In March 2012, al-Qaeda leader Ayman al-Zawahiri also demanded the release of Siddiqui. He offered in exchange Warren Weinstein, an American aid worker kidnapped in Pakistan in August 2011. However, an American drone strike accidentally killed Weinstein in January 2015.
Yet Siddiqui’s supporters extend beyond terrorists to Pakistani society and leaders, as became evident after her September 23, 2010, New York sentencing, when thousands of protesters took to Pakistani streets. The Pakistani government had previously spent $2 million on her legal defense and Pakistan’s Prime Minister Yousaf Raza Gilani had met with Siddiqui’s sister in August 2009 and vowed that the government would seek Siddiqui’s release. He later called her a “daughter of the nation.”

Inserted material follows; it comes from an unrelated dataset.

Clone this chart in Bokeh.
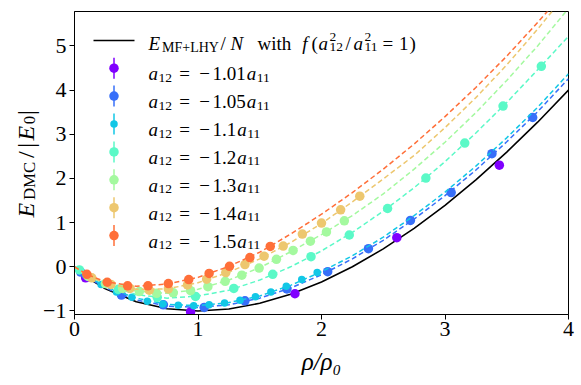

Pakistani President Asif Ali Zardari also requested in 2010 from Richard Holbrooke, then U.S. Special Envoy to Afghanistan and Pakistan, repatriation of Siddiqui to a Pakistani prison under a prisoner transfer agreement. Later in 2018 the Pakistani senate unanimously passed a resolution calling for release of “daughter of the nation” Siddiqui. Pakistanis widely view her as a “national symbol of honor and victimization” in a “farce” trial.
Pakistani Prime Minister Imran Khan, after a July 2019 Washington, DC, meeting with President Donald Trump, suggested trading Siddiqui for Shakil Afridi. This Pakistani doctor helped Americans covertly confirm Osama bin Laden’s location in Abbottabad, Pakistan before the American commando raid that killed the Al Qaeda leader on May 2, 2011. Afridi now languishes in a Pakistani jail on trumped-up charges.

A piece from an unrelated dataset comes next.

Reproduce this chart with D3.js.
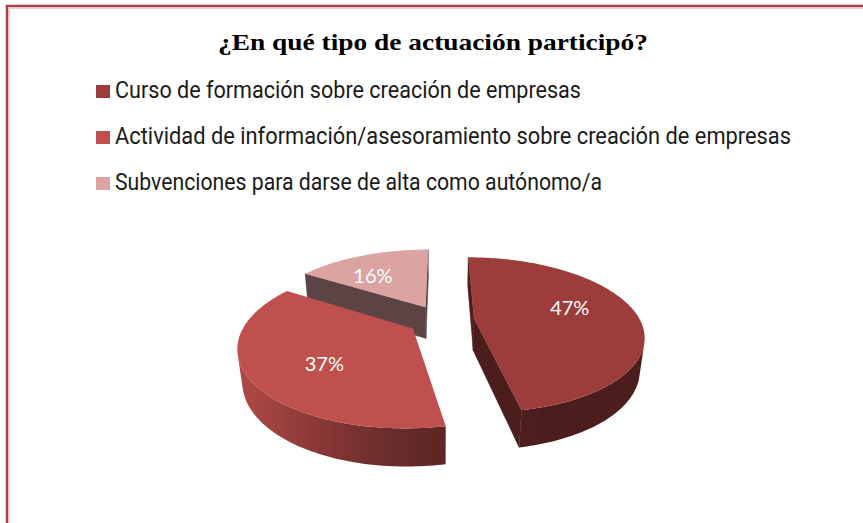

Official Pakistani insistence on releasing Siddiqui only makes Pakistan’s well-known, longstanding support for jihadist groups more suspect. The withdrawal of the American-led coalition from Afghanistan in 2021 furthermore has only enabled these rogue elements of global jihad. If past is prologue, the world will hear from Pakistan and Siddiqui again.